Task brief:
Retype each line of the material exactly, please, skipping any picture in it.
##### Information supplied #####
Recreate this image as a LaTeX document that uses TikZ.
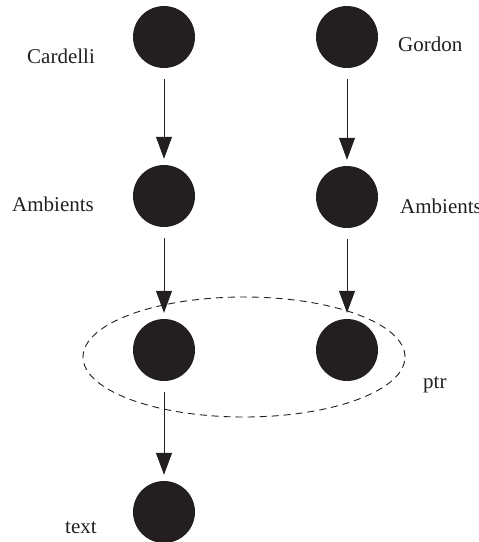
\documentclass[tikz,border=0pt]{standalone}
\usepackage{fontspec}
\setmainfont{Liberation Serif}
\usetikzlibrary{arrows.meta,shapes.geometric}
\definecolor{ink}{RGB}{35,31,32}
\begin{document}
\begin{tikzpicture}[x=1pt,y=-1pt,
  dot/.style={circle,fill=ink,draw=none,inner sep=0pt,minimum size=62pt},
  lbl/.style={anchor=base west,inner sep=0pt,text=ink,font=\fontsize{21}{25}\selectfont},
  link/.style={draw=ink,line width=1pt,-{Triangle[length=22pt,width=16pt]},
    shorten <=11pt,shorten >=6pt},
  group/.style={ellipse,draw=ink,line width=0.9pt,dash pattern=on 7pt off 5pt,
    minimum width=322pt,minimum height=120pt,inner sep=0pt}]
  \useasboundingbox (0,0) rectangle (479,542);

  % vertices
  \node[dot] (c1) at (164,37) {};
  \node[dot] (c2) at (347,37) {};
  \node[dot] (a1) at (164,196) {};
  \node[dot] (a2) at (347,197) {};
  \node[dot] (p1) at (164,350) {};
  \node[dot] (p2) at (347,350) {};
  \node[dot] (t)  at (164,512) {};

  % dashed grouping around the pointer pair
  \node[group] (g) at (244,357) {};

  % edges
  \draw[link] (c1) -- (a1);
  \draw[link] (c2) -- (a2);
  \draw[link] (a1) -- (p1);
  \draw[link] (a2) -- (p2);
  \draw[link] (p1) -- (t);

  % labels
  \node[lbl] (lc1) at (27,63)   {Cardelli};
  \node[lbl] (lc2) at (398,51)  {Gordon};
  \node[lbl] (la1) at (12,211)  {Ambients};
  \node[lbl] (la2) at (400,213) {Ambients};
  \node[lbl] (lg)  at (423,388) {ptr};
  \node[lbl] (lt)  at (65,533)  {text};
\end{tikzpicture}
\end{document}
#####
Task solution:
Recreate this image as a LaTeX document that uses TikZ.
\documentclass[tikz,border=0pt]{standalone}
\usepackage{fontspec}
\setmainfont{Liberation Serif}
\usetikzlibrary{arrows.meta,shapes.geometric}
\definecolor{ink}{RGB}{35,31,32}
\begin{document}
\begin{tikzpicture}[x=1pt,y=-1pt,
  dot/.style={circle,fill=ink,draw=none,inner sep=0pt,minimum size=62pt},
  lbl/.style={anchor=base west,inner sep=0pt,text=ink,font=\fontsize{21}{25}\selectfont},
  link/.style={draw=ink,line width=1pt,-{Triangle[length=22pt,width=16pt]},
    shorten <=11pt,shorten >=6pt},
  group/.style={ellipse,draw=ink,line width=0.9pt,dash pattern=on 7pt off 5pt,
    minimum width=322pt,minimum height=120pt,inner sep=0pt}]
  \useasboundingbox (0,0) rectangle (479,542);

  % vertices
  \node[dot] (c1) at (164,37) {};
  \node[dot] (c2) at (347,37) {};
  \node[dot] (a1) at (164,196) {};
  \node[dot] (a2) at (347,197) {};
  \node[dot] (p1) at (164,350) {};
  \node[dot] (p2) at (347,350) {};
  \node[dot] (t)  at (164,512) {};

  % dashed grouping around the pointer pair
  \node[group] (g) at (244,357) {};

  % edges
  \draw[link] (c1) -- (a1);
  \draw[link] (c2) -- (a2);
  \draw[link] (a1) -- (p1);
  \draw[link] (a2) -- (p2);
  \draw[link] (p1) -- (t);

  % labels
  \node[lbl] (lc1) at (27,63)   {Cardelli};
  \node[lbl] (lc2) at (398,51)  {Gordon};
  \node[lbl] (la1) at (12,211)  {Ambients};
  \node[lbl] (la2) at (400,213) {Ambients};
  \node[lbl] (lg)  at (423,388) {ptr};
  \node[lbl] (lt)  at (65,533)  {text};
\end{tikzpicture}
\end{document}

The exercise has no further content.